Несколько дней спустя это новорожденное правительство объявило, за подписью своего председателя князя Львова, по телеграфу всей России:
«2 сего марта последовало отречение от престола государя императора Николая II, за себя и за своего сына, в пользу великого князя Михаила Александровича. 3 марта Михаил Александрович отказался восприять верховную власть впредь до определения Учредительным собранием формы правления и призвал население подчиниться Временному правительству, по почину Государственной думы возникшему и облеченному всей полнотой власти впредь до созыва Учредительного собрания, которое своим решением об образе правления выразит волю народа.
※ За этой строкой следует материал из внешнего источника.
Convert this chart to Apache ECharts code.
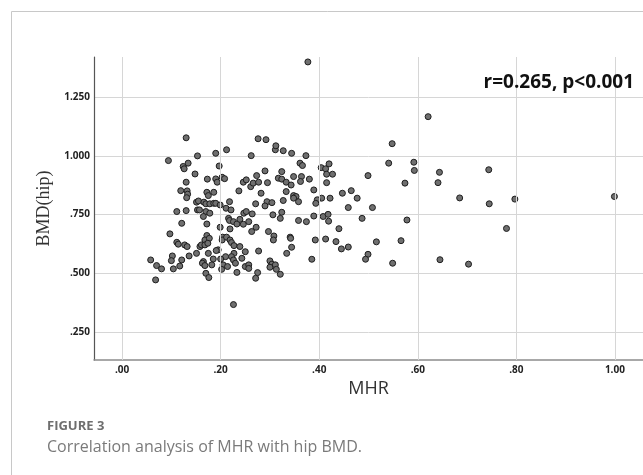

Недаром был выдвинут князь Львов русскою революцией, которая в нем имела самого горячего поклонника. Доказывал он это преклонение не только фразами вроде следующих: «Мы можем почитать себя счастливейшими людьми… Великая русская революция поистине чудесна… Поколение наше попало в наисчастливейший период русской истории…», но и некоторыми действиями — еще в 1905 году говорилось, что он по ночам руководил печатанием в канцелярии тульской губернской земской управы антиправительственных прокламаций для чинов нашей действующей армии в Маньчжурии и в эти прокламации заворачивались рассылаемые на фронт подарки.
Исходя из положения, что каждая революция есть сочетание работы честных фанатиков, буйных помешанных и преступников, — интересно было бы знать, к какому типу по своей деятельности подходил новый председатель совета министров Временного правительства?
В числе выдающихся его перед революцией заслуг было натравливание толпы на должностных лиц старого правительства, на оставшихся верными присяге офицеров, чинов полиции и корпуса жандармов, брошенных им на самосуд распропагандированной черни.
Не менее доблестной заслугой был вывоз, при благосклонном содействии министра юстиции А. Ф. Керенского, сибирских каторжан, возглавляемых сотрудницей цареубийц Желябова и К° Брешко-Брешковской, возведенной в почетное звание «бабушки русской революции».